In a Guardian story headlined with "nightmare scenario," Middle East editor Ian Black said that more unrest is likely on Egypt's horizon.
"In an already tense atmosphere, there could well be serious unrest if, as some predict, Mubarak is acquitted on charges of corruption and illegal killings next month," he wrote.
He went on to quote figures who said that the Brotherhood's lackluster performance in Parliament, coupled with increasing security fears, will likely mean a win for Shafiq.
He quoted an unnamed liberal former MP as saying, "Polarization is the main characteristic of Egyptian society."
The same MP reportedly said that Shafiq beat Moussa because he capitalized on people's worst security fears. "The first concern is law and order," he said.
In France, where a majority of citizens voted to exchange the nationalist Nicolas Sarkozy with the socialist man-of-the-people Francois Hollande just weeks ago, a headline from the popular newspaper La Monde read: "Egypt: Candidate Shafiq promises not to bring back the Mubarak era."
The story describes the Brotherhood offensive that has been mounted against the former regime official, on behalf of the revolution "in danger." It said Brotherhood officials will campaign until the run-off under the idea that, "We need a democratic country. Shafiq is against democracy."
In a Guardian editorial, George Washington University political science professor Nathan Brown was one of the few Western pundits to raise the issue of what a Morsy win, and Brotherhood takeover, could mean for Egypt and globally.
In his editorial, Brown wrote that a Morsy win, and the group's performance once in power, could set a precedent for Islamic parties around the world.
The way and degree to which the Muslim Brotherhood will be able to implement Islamic law, according to Brown, will ultimately hinge on their ability to relieve the average Egyptian's economic burden and weather the diplomatic and political storms.
"In short, while the Brotherhood draws its inspiration from religious texts, it behaves a bit like a French existentialist: existence precedes essence. And that means that the movement will be deeply shaped by current events. Will it wind up marrying itself to political power, as Hamas has done in Gaza? Will it instead build an electoral juggernaut that will maintain the form but not the substance of democracy (like governing parties in Mexico and Japan used to do)? Will its cadres become disgusted or frustrated with politics and turn from running election campaigns back to preaching, educational and charitable work? Or will it become a large, socially conservative political party like the German Christian Democrats, passing in and out of power according to the will of the voters?" he asked.
All of these questions are open-ended, he said.
In a Guardian blog post, US reporter Tom McCarthy comments on the silence from many in the American media on the subject of the elections.
He says many outlets have yet to come to the "stunning realization that the Muslim Brotherhood, which triumphed handily in the country's recent parliamentary elections, may be about to pick up the reins of power where Hosni Mubarak dropped them."
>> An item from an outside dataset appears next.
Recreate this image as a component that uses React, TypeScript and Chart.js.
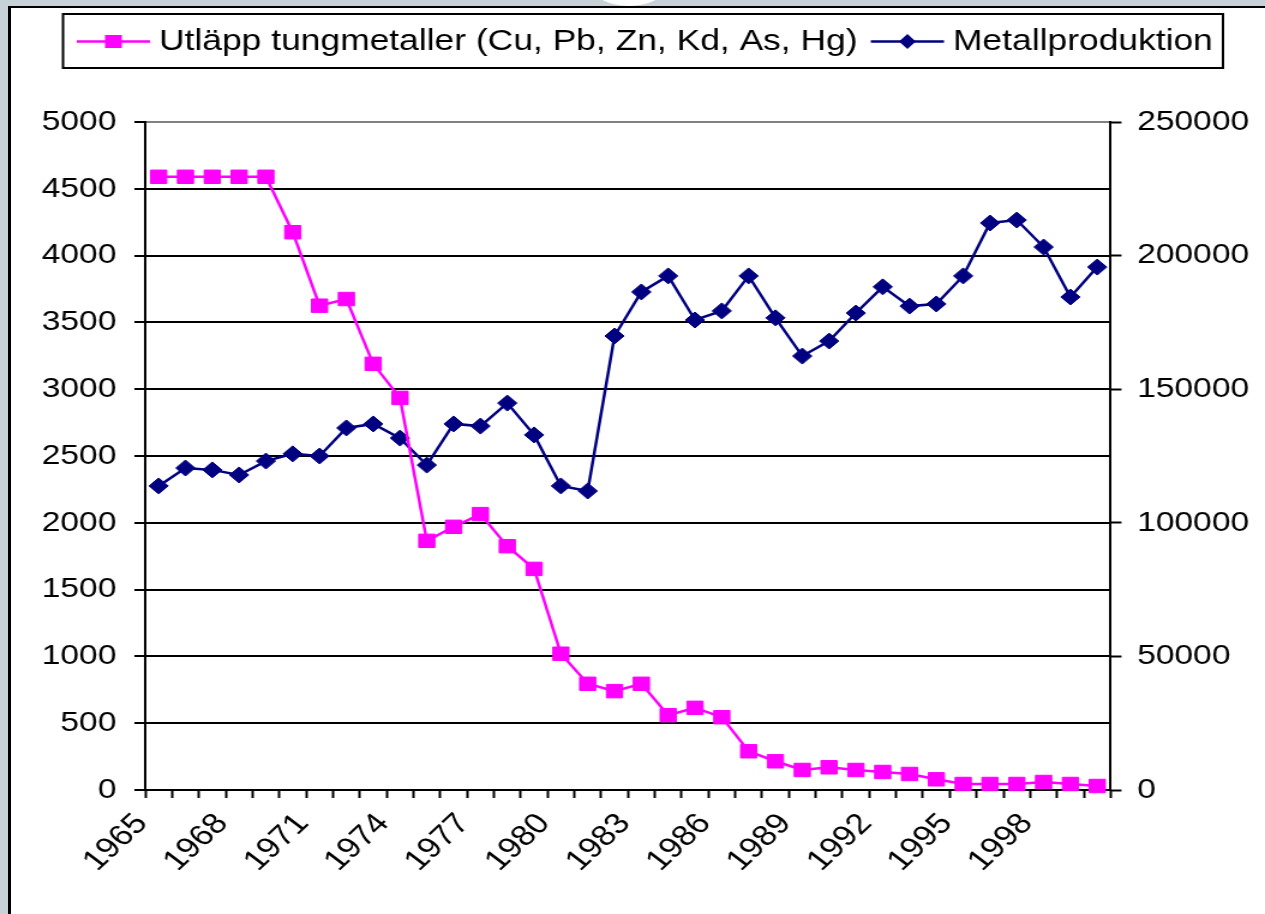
import React, { useEffect, useRef } from 'react';
import { Chart, registerables } from 'chart.js';

Chart.register(...registerables);

const years = [
  '1965', '1966', '1967', '1968', '1969', '1970', '1971', '1972', '1973', '1974',
  '1975', '1976', '1977', '1978', '1979', '1980', '1981', '1982', '1983', '1984',
  '1985', '1986', '1987', '1988', '1989', '1990', '1991', '1992', '1993', '1994',
  '1995', '1996', '1997', '1998', '1999', '2000',
];

const shownYearLabels = ['1965', '1968', '1971', '1974', '1977', '1980', '1983', '1986', '1989', '1992', '1995', '1998'];

const emissions = [
  4590, 4590, 4590, 4590, 4590, 4175, 3625, 3675, 3190, 2935,
  1865, 1970, 2065, 1825, 1655, 1020, 795, 740, 795, 560,
  615, 545, 290, 215, 150, 170, 150, 135, 120, 80,
  45, 45, 45, 60, 45, 30,
];

const production = [
  113800, 120500, 119800, 117900, 123100, 125800, 125000, 135500, 137000, 131700,
  121600, 137000, 136200, 144800, 132900, 113800, 111900, 169900, 186400, 192400,
  175900, 179300, 192400, 176700, 162400, 168000, 178500, 188300, 181100, 181900,
  192400, 212200, 213300, 203200, 184500, 195700,
];

const seriesNames = ['Utläpp tungmetaller (Cu, Pb, Zn, Kd, As, Hg)', 'Metallproduktion'];
const leftTicks = { min: 0, max: 5000, step: 500 };
const rightTicks = { min: 0, max: 250000, step: 50000 };

const FONT = '"Liberation Sans", Arial, sans-serif';
const PINK = '#FF00FF';
const NAVY = '#000080';
const INNER_W = 1054;
const H = 914;
const STRETCH = 1265 / INNER_W;

const legendPlugin = {
  id: 'boxLegend',
  afterDraw(chart: any) {
    const ctx = chart.ctx as CanvasRenderingContext2D;
    ctx.save();
    ctx.strokeStyle = '#000';
    ctx.lineWidth = 2;
    ctx.strokeRect(52.5, 14, 1019 - 52.5, 54);
    const y = 41.5;
    ctx.font = `29.5px ${FONT}`;
    ctx.textBaseline = 'middle';
    ctx.textAlign = 'left';

    let x = 64;
    ctx.strokeStyle = PINK;
    ctx.lineWidth = 2.5;
    ctx.beginPath();
    ctx.moveTo(x, y);
    ctx.lineTo(x + 61, y);
    ctx.stroke();
    ctx.fillStyle = PINK;
    ctx.fillRect(x + 30.5 - 7, y - 6.5, 14, 13);
    ctx.fillStyle = '#000';
    ctx.fillText(seriesNames[0], x + 68.5, y);
    const w1 = ctx.measureText(seriesNames[0]).width;

    x = x + 68.5 + w1 + 11;
    ctx.strokeStyle = NAVY;
    ctx.lineWidth = 2.5;
    ctx.beginPath();
    ctx.moveTo(x, y);
    ctx.lineTo(x + 61, y);
    ctx.stroke();
    ctx.fillStyle = NAVY;
    const cx = x + 30.5;
    ctx.beginPath();
    ctx.moveTo(cx, y - 7.5);
    ctx.lineTo(cx + 7, y);
    ctx.lineTo(cx, y + 7.5);
    ctx.lineTo(cx - 7, y);
    ctx.closePath();
    ctx.fill();
    ctx.fillStyle = '#000';
    ctx.fillText(seriesNames[1], x + 68.5, y);
    ctx.restore();
  },
};

export default function App() {
  const canvasRef = useRef<HTMLCanvasElement | null>(null);

  useEffect(() => {
    if (!canvasRef.current) return;
    const chart = new Chart(canvasRef.current, {
      type: 'line',
      data: {
        labels: years,
        datasets: [
          {
            label: seriesNames[0],
            data: emissions,
            yAxisID: 'y',
            borderColor: PINK,
            backgroundColor: PINK,
            borderWidth: 2.5,
            pointStyle: 'rect',
            pointRadius: 9.5,
            pointBorderWidth: 1,
            pointBorderColor: PINK,
            pointBackgroundColor: PINK,
            tension: 0,
            clip: false,
          },
          {
            label: seriesNames[1],
            data: production,
            yAxisID: 'y1',
            borderColor: NAVY,
            backgroundColor: NAVY,
            borderWidth: 2.5,
            pointStyle: 'rectRot',
            pointRadius: 8,
            pointBorderWidth: 1,
            pointBorderColor: NAVY,
            pointBackgroundColor: NAVY,
            tension: 0,
            clip: false,
          },
        ],
      },
      options: {
        responsive: false,
        maintainAspectRatio: false,
        animation: false,
        devicePixelRatio: 1,
        layout: { padding: { top: 122, left: 0, right: 0, bottom: 0 } },
        plugins: {
          legend: { display: false },
          tooltip: { enabled: false },
        },
        scales: {
          x: {
            type: 'category',
            offset: true,
            grid: {
              offset: true,
              drawOnChartArea: false,
              tickLength: 8,
              tickColor: '#000',
              tickWidth: 2,
            },
            border: { color: '#000', width: 2 },
            ticks: {
              autoSkip: false,
              minRotation: 48,
              maxRotation: 48,
              color: '#000',
              padding: 9,
              labelOffset: -14,
              font: { family: FONT, size: 29 },
              callback: (_v: any, i: number) => (shownYearLabels.includes(years[i]) ? years[i] : ''),
            },
            afterFit: (s: any) => {
              s.height = H - 790;
            },
          },
          y: {
            type: 'linear',
            position: 'left',
            min: leftTicks.min,
            max: leftTicks.max,
            grid: {
              color: (c: any) => (c.tick && c.tick.value === leftTicks.max ? '#808080' : '#000'),
              lineWidth: 2,
              tickLength: 9,
              tickColor: '#000',
              tickWidth: 2,
            },
            border: { color: '#000', width: 2 },
            ticks: {
              stepSize: leftTicks.step,
              color: '#000',
              padding: 15,
              font: { family: FONT, size: 28 },
              callback: (v: any) => String(v),
            },
            afterFit: (s: any) => {
              s.width = 121;
            },
          },
          y1: {
            type: 'linear',
            position: 'right',
            min: rightTicks.min,
            max: rightTicks.max,
            grid: {
              drawOnChartArea: false,
              tickLength: 9,
              tickColor: '#000',
              tickWidth: 2,
            },
            border: { color: '#000', width: 2 },
            ticks: {
              stepSize: rightTicks.step,
              color: '#000',
              padding: 13,
              font: { family: FONT, size: 28 },
              callback: (v: any) => String(v),
            },
            afterFit: (s: any) => {
              s.width = INNER_W - 925.4;
            },
          },
        },
      },
      plugins: [legendPlugin],
    } as any);
    return () => chart.destroy();
  }, []);

  return (
    <div
      style={{
        position: 'fixed',
        left: 0,
        top: 0,
        width: 1265,
        height: 914,
        background: '#c6d1d8',
        overflow: 'hidden',
      }}
    >
      <div
        style={{
          position: 'absolute',
          left: 593,
          top: -32,
          width: 72,
          height: 38,
          borderRadius: '50%',
          background: '#fff',
        }}
      />
      <div
        style={{
          position: 'absolute',
          left: 8,
          top: 6,
          width: 1300,
          height: 960,
          background: '#fff',
          borderLeft: '3px solid #000',
          borderTop: '2px solid #000',
        }}
      />
      <div
        style={{
          position: 'absolute',
          left: 0,
          top: 0,
          width: INNER_W,
          height: H,
          transform: `scaleX(${STRETCH})`,
          transformOrigin: '0 0',
        }}
      >
        <canvas
          ref={canvasRef}
          width={INNER_W}
          height={H}
          style={{ display: 'block', width: INNER_W, height: H }}
        />
      </div>
    </div>
  );
}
Though admittedly, the US is in the midst of its own election fever, and many news companies will likely step up coverage for the runoffs.
"So when will the United States start to see the first hyperventilating headlines that Al-Qaeda just took over the Middle East?" he wrote.
He ventured a few predictions about what the American media will say about a Morsy win, once they're running on all cylinders, namely, fear mongering.
"The worst examples will equate the Brotherhood and Al-Qaeda and leave out the central, constructive role the Brotherhood has played for millions of Egyptians and Arabs elsewhere. What bad there is to say about the Brotherhood — its attack on secularism, its historic tolerance of violent ideologies, its subjugation of women — will be amplified until all else is drowned out," he wrote. "The subtext will be that the revolution in Egypt was a terrible mistake… The American public will not come away better informed, but they will come away more scared."
Perhaps had McCarthy noticed an MSNBC online piece by correspondent Richard Engel, he might have found the spin which he was expecting.
In an analysis piece published on 25 May, Engel begins with a comparison of current Egypt to 1979 Iran, based on an Iranian friend's saying that older Iranians watching Egypt's elections say, "It looks like what we went through."
He goes on to describe each of the front runners in the election, giving extra space to
Morsy, whose victory would mean "changes [that] could be as profound for this country and the region as they were for Iran."
Engel then went on to pay a disproportional amount of attention to a tenuously related subject, that of Female Genital Mutation (or FGM) which he said the Brotherhood will sanction and proliferate.
"If Morsy becomes president, it will be disastrous for Egyptian women. Some will pay in blood," he wrote.
The tangential notion of his writing barely warrants mention, but the following passage delivers the gist:
"In popular Egyptian and regional culture, women are seen as weak, easy victims to temptation in the same way Eve couldn’t resist that shiny apple in the Garden of Eden. FGM follows the same principle. The clitoris, as a center of sexual pleasure, is seen here as a source of temptation," he expounded.
He ends his scattered and fact-scarce analysis with a prediction: if Morsy wins, Engel said, a military coup will follow.
"A coup would go against every democratic principle that Egyptians fought to achieve in last year’s revolution, but, then again, so would electing Shafiq," he wrote. "A coup would be condemned internationally, but many foreign governments might secretly welcome it."
The reader is left wondering if indeed Engel himself might also welcome the demise of the revolution he praised in his reporting from Tahrir Square in February 2011.